Underlying the Commission’s desire to deviate from Congress’ clear language in section 206(a) appears to be the assumption that, had Congress thought about the problem of year-long gas curtailment in 1977, it would not have passed the law that it did. Congress’ thoughtfulness, or lack thereof, does not alter the Commission’s inability to amend the statute, but I doubt that the Commission is correct. Congress was acutely aware of the 1977 curtailments of natural gas. They were the impetus for the NGPA.

For all of these reasons, I find the Commission’s rule inconsistent with the language and policy of section 206(a). I also find the Commission’s definition of “average per day use” arbitrary. Section 206(aX2)(B)(ii) required the Commission as a preliminary matter to determine whether a 300 Mcf ceiling on the “average daily rate of use during a month of peak use” during calendar year 1977 would result in the small boiler exemption applying to more than 5 percent of the total volume of natural gas used as a boiler fuel in 1977. In discharging this function, the Commission used 24 hour days and calendar months. Then, section 206(a)(2)(B) states that a “small boiler” is one with “an average per day use of natural gas as a boiler fuel during the month of peak use during calendar year 1977” of not more than 300 Mcf (emphasis added). In determining the “month” of peak use the Commission sensibly used ordinary calendar months. It did not calculate what would have been the month of peak use had there been no gas curtailment in 1977. However, when it came time to interpret “average per day use” the Commission suddenly departed from a straightforward calendar-based analysis to define a day in terms of normal delivery level.
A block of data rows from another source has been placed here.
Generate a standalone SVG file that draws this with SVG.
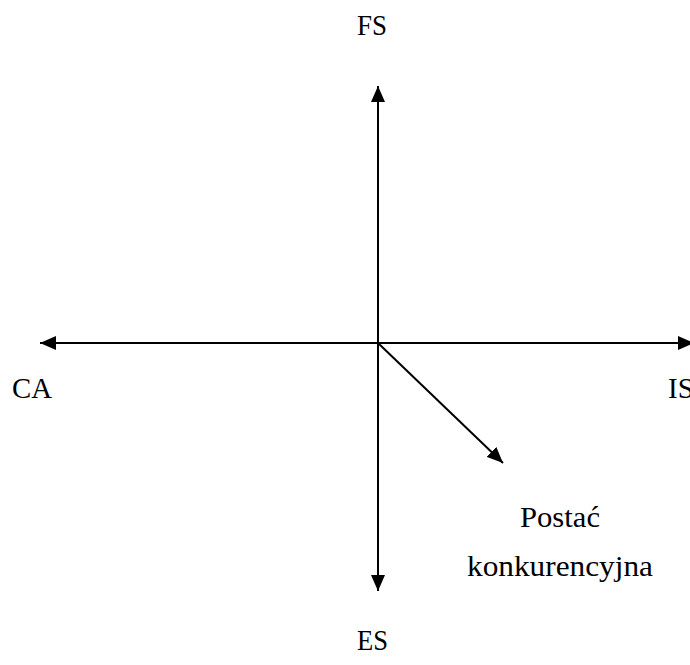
<svg xmlns="http://www.w3.org/2000/svg" width="690" height="665" viewBox="0 0 690 665">
  <style>
    .lbl { font-family: 'Liberation Serif', 'DejaVu Serif', serif; font-size: 29px; fill: #000; }
    .axis { stroke: #000; stroke-width: 2; fill: none; }
  </style>
  <defs>
    <marker id="head" markerUnits="userSpaceOnUse" markerWidth="16" markerHeight="14" viewBox="0 0 16 14" refX="16" refY="7" orient="auto">
      <path d="M0,0 L16,7 L0,14 Z" fill="#000"/>
    </marker>
  </defs>
  <rect width="690" height="665" fill="#fff"/>

  <g id="connectors">
    <line class="axis" x1="378" y1="343" x2="378" y2="86" marker-end="url(#head)"/>
    <line class="axis" x1="378" y1="343" x2="378" y2="591" marker-end="url(#head)"/>
    <line class="axis" x1="378" y1="343" x2="40" y2="343" marker-end="url(#head)"/>
    <line class="axis" x1="378" y1="343" x2="694" y2="343" marker-end="url(#head)"/>
    <line class="axis" x1="378" y1="343" x2="503" y2="463" marker-end="url(#head)"/>
  </g>

  <g id="FS"><text class="lbl" x="357" y="35" textLength="30" lengthAdjust="spacingAndGlyphs">FS</text></g>
  <g id="CA"><text class="lbl" x="12" y="398" textLength="40" lengthAdjust="spacingAndGlyphs">CA</text></g>
  <g id="IS"><text class="lbl" x="668" y="398">IS</text></g>
  <g id="ES"><text class="lbl" x="357" y="650" textLength="31" lengthAdjust="spacingAndGlyphs">ES</text></g>
  <g id="postac">
    <text class="lbl" x="520" y="527" textLength="80" lengthAdjust="spacingAndGlyphs">Postać</text>
    <text class="lbl" x="467" y="576" textLength="186" lengthAdjust="spacingAndGlyphs">konkurencyjna</text>
  </g>
</svg>
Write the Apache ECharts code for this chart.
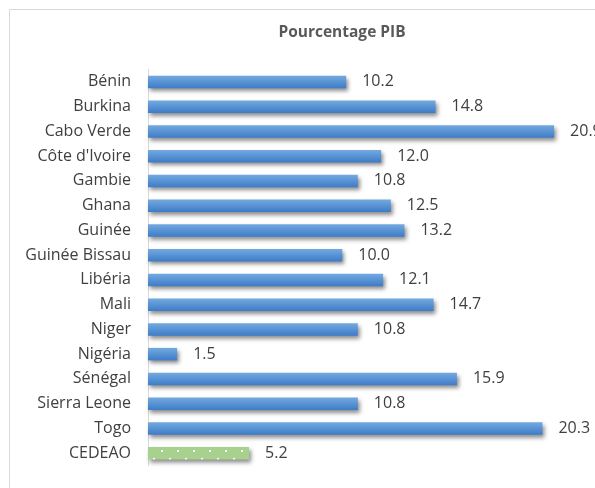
<!DOCTYPE html>
<html><head><meta charset="utf-8">
<script src="https://cdn.jsdelivr.net/npm/echarts@6/dist/echarts.min.js"></script>
<style>html,body{margin:0;padding:0;background:#fff}#c{width:595px;height:488px}</style>
</head><body><div id="c"></div>
<script>
const categories = ["Bénin","Burkina","Cabo Verde","Côte d'Ivoire","Gambie","Ghana","Guinée","Guinée Bissau","Libéria","Mali","Niger","Nigéria","Sénégal","Sierra Leone","Togo","CEDEAO"];
const values = [10.2,14.8,20.9,12.0,10.8,12.5,13.2,10.0,12.1,14.7,10.8,1.5,15.9,10.8,20.3,5.2];
const titleText = "Pourcentage PIB";

const pc = document.createElement('canvas');
pc.width = 16; pc.height = 16;
const g = pc.getContext('2d');
g.fillStyle = '#a9d18e'; g.fillRect(0,0,16,16);
g.fillStyle = '#ffffff';
g.fillRect(1,2,2,2); g.fillRect(9,10,2,2);

const blue = new echarts.graphic.LinearGradient(0,0,0,1,[{offset:0,color:'#74aae0'},{offset:1,color:'#3e7cc8'}]);
const data = values.map((v,i)=>({
  value: v,
  itemStyle: i === values.length-1 ? {color:{image:pc, repeat:'repeat'}} : {color: blue}
}));
const font = '"Open Sans", Lato, sans-serif';
const chart = echarts.init(document.getElementById('c'));
chart.setOption({
  animation:false,
  title:{text:titleText,left:337,top:20,textAlign:'center',textStyle:{fontFamily:font,fontSize:15.5,fontWeight:'bold',color:'#595959'}},
  graphic:[{type:'rect',shape:{x:9.5,y:9.5,width:700,height:600},style:{fill:'none',stroke:'#d9d9d9',lineWidth:1},silent:true}],
  grid:{left:148,right:4,top:69.5,bottom:22.5},
  xAxis:{type:'value',min:0,max:22.8,show:false},
  yAxis:[{type:'category',data:categories,inverse:true,
    axisLine:{lineStyle:{color:'#d9d9d9'}},
    axisTick:{length:5,lineStyle:{color:'#d9d9d9'}},
    axisLabel:{fontFamily:font,fontSize:16,color:'#404040',margin:17}},
   {type:'category',data:categories,inverse:true,position:'left',
    axisLine:{show:false},axisTick:{inside:true,length:6,lineStyle:{color:'#d9d9d9'}},axisLabel:{show:false}}],
  series:[{type:'bar',data:data,barWidth:12.5,
    itemStyle:{shadowColor:'rgba(0,0,0,0.45)',shadowBlur:4,shadowOffsetX:2,shadowOffsetY:3},
    label:{show:true,position:'right',distance:16,formatter:p=>p.value.toFixed(1),fontFamily:font,fontSize:16,color:'#404040'}}]
});
</script></body></html>
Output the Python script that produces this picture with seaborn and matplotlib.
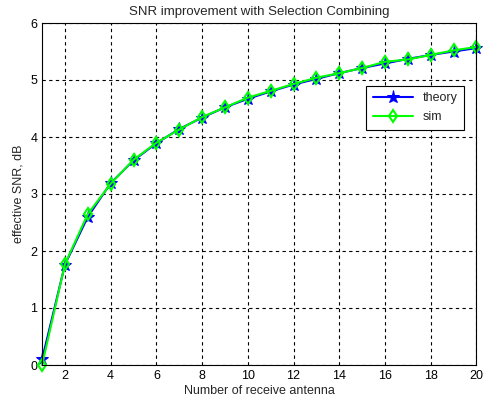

It is arbitrary to treat these very similar statutory provisions so differently unless there is explicit support for doing so, and there is none. The arbitrary definition of months and days is another ground requiring reversal.

To hold that using ordinary words in a complex statute makes them “technical, trade, or accounting terms” would amount to an amendment of section 501(b). It would authorize the Commission to define every word in the NGPA.